В конце июня состоялась премьера сериала «Медведь» — напряженной хроники одной чикагской кухни, смотреть которую было местами невыносимо тревожно. Разбираемся, как создатели добились такого эффекта.
Щуплый, неулыбчивый молодой шеф (Джереми Аллен Уайт из «Бесстыжих») с неподходящим прозвищем Медведь (из-за фамилии Берцатто) получает в наследство от покойного брата закусочную с говяжьими сэндвичами, погрязшую в долгах, но обладающую локальной клиентской базой. На новом рабочем месте герой решает внедрить иерархическую французскую систему совместного труда, подсмотренную в мишленовском ресторане, где он работал до этого. Подчиненные, в том числе вспыльчивый кузен (Эбон Мосс-Бахрах), переменам, разумеется, не рады. Кухонные будни оказываются под завязку наполнены недопониманиями, агрессией (пассивной и вполне себе активной), факапами и срывами. И когда кажется, что все наконец уравновесилось, рабочий процесс наладился, земля резко уходит из-под ног и все предприятие рассекается черными трещинами.
Сериал «Медведь» с первых минут смотреть почти невозможно — происходящее на экране вызывает нездоровое количество тревоги, заставляет прокручивать в голове вьетнамские флешбеки с собственной работы (профессия неважна). Все дело в особом виде реализма, концентрированного до степени сюра. Персонажи перекрикивают друг друга на арго и ломаном английском (одна работница, например, все время вместо «шеф» говорит «Джефф») - подобный словесный хоррор устраивали братья Сафди в «Неограненных алмазах».
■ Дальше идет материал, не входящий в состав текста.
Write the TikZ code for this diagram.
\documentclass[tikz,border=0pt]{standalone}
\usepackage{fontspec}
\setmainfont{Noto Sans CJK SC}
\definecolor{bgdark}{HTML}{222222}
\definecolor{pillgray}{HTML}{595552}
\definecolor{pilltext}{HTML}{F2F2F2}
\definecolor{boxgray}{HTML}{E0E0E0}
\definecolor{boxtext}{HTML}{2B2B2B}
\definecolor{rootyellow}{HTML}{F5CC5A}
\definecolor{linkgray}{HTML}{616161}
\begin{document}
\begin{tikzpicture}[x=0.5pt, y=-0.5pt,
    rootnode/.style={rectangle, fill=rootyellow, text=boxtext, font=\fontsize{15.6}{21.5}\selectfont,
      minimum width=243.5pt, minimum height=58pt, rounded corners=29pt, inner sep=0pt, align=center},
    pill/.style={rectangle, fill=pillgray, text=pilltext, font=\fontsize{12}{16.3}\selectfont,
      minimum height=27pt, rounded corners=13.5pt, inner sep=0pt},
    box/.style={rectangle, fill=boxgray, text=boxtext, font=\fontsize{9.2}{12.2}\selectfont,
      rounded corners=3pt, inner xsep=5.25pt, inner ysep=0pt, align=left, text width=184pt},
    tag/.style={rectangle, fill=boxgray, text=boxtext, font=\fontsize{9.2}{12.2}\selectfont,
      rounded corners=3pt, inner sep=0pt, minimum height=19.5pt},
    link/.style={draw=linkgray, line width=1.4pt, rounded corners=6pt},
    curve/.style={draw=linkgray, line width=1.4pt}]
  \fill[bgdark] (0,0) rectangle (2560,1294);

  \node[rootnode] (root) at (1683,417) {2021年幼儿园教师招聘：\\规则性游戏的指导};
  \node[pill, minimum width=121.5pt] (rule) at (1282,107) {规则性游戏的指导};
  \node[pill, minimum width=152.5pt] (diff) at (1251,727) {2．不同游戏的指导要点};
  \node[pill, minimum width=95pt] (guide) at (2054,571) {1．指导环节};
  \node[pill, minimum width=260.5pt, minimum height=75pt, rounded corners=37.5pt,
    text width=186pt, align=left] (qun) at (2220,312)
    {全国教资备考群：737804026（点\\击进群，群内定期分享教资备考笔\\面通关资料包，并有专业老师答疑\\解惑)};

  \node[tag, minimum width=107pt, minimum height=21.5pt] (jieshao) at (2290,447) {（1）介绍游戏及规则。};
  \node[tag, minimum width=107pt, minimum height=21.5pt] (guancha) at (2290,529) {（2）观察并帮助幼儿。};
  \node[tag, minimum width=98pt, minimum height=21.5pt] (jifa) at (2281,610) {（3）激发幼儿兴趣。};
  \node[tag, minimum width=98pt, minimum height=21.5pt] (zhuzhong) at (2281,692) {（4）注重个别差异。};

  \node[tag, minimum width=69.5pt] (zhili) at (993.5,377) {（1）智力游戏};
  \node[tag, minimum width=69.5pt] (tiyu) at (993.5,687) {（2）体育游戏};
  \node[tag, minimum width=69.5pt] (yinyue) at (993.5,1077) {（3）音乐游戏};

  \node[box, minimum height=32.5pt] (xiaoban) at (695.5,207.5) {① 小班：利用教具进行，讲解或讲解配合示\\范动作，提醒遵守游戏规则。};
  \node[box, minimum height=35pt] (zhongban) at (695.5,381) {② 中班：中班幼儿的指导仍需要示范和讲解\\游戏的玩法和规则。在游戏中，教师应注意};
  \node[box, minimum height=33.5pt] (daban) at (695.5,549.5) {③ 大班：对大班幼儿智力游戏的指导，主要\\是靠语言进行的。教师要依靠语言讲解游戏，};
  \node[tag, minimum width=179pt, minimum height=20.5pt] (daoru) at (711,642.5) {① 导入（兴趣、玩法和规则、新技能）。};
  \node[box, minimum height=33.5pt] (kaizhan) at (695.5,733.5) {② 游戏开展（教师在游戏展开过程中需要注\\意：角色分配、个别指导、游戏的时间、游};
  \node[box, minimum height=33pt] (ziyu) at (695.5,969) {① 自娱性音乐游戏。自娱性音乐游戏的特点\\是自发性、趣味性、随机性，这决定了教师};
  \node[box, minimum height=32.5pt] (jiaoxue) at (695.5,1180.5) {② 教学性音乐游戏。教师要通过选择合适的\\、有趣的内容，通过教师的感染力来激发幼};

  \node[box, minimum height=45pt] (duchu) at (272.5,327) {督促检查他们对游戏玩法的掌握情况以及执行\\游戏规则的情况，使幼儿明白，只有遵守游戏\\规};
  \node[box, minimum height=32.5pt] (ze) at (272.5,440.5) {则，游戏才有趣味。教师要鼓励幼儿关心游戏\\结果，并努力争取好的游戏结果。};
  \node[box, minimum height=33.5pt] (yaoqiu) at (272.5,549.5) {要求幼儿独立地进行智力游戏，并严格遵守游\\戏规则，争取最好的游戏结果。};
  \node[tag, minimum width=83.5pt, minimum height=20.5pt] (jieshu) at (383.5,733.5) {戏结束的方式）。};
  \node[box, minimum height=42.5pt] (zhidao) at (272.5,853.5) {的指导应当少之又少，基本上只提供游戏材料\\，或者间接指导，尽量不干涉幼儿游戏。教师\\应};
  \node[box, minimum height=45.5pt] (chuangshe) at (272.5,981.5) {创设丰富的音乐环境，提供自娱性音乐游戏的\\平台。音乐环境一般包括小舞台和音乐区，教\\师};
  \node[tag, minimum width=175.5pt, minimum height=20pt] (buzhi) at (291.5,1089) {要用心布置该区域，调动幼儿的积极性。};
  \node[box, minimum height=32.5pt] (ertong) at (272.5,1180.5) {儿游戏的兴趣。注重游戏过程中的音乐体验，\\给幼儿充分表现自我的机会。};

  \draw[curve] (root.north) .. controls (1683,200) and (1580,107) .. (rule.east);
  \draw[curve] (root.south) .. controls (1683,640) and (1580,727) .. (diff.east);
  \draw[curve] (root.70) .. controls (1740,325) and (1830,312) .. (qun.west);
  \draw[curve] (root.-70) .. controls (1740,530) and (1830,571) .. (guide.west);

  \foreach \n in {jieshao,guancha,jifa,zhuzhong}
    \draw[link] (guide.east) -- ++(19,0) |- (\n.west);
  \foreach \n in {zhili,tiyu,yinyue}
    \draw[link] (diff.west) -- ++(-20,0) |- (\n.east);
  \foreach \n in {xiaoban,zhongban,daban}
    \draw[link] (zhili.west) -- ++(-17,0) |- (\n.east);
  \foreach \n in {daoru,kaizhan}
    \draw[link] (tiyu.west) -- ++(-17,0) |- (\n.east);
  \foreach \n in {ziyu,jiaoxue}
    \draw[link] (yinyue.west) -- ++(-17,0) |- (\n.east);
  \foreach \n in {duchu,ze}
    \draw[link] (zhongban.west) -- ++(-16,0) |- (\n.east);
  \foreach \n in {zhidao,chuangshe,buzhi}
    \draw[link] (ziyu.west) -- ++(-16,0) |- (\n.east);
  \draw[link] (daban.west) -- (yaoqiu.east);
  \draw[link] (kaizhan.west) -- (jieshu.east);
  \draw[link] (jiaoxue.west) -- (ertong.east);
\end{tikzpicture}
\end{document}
Пожалуй, в жизни километровые очереди из любителей аркадных автоматов (дополнительный источник заработка ресторана) и передозировки ксанаксом на детском утреннике (не спрашивайте) случаются нечасто, но в сериале эти антигэги работают на общее ощущение неконтролируемого хаоса вселенной, перед которым все мы бессильны. Даже в самых кринжовых и приземленных кулинарных реалити-шоу (ранние британские сезоны «Кошмаров на кухне») непримечательные обыватели умудрялись аккуратно вписываться в голливудские арки самосовершенствования и профессионального роста. В «Медведе» же герои во всех критических ситуациях проявляются с худших сторон: мужчины — звери без самоконтроля; женщины стервозны и мелочны. Тот случай, когда в вычурном художественном кино больше сырой правды (рабочей) жизни, чем в любом синема-верите.
Авторы (Кристофер Сторер, Джоанна Кало — эти новые имена мы запомним) виртуозно засасывают зрителя в рабочий ад (пик клаустрофобии — кризисная серия без монтажных склеек, фактически миниатюрный ремейк «Точки кипения»), травят героев бедствиями только для того, чтобы в решающий момент включить бога из машины и всех освободить самым сюрреалистическим образом — не будем спойлерить, но томатные консервы брат (камео Джона Бернтала, очень интенсивного актера) не просто так складировал до потолка. Такой финал возможен только в кино, точнее, в сериалах, ради этого мы их и смотрим.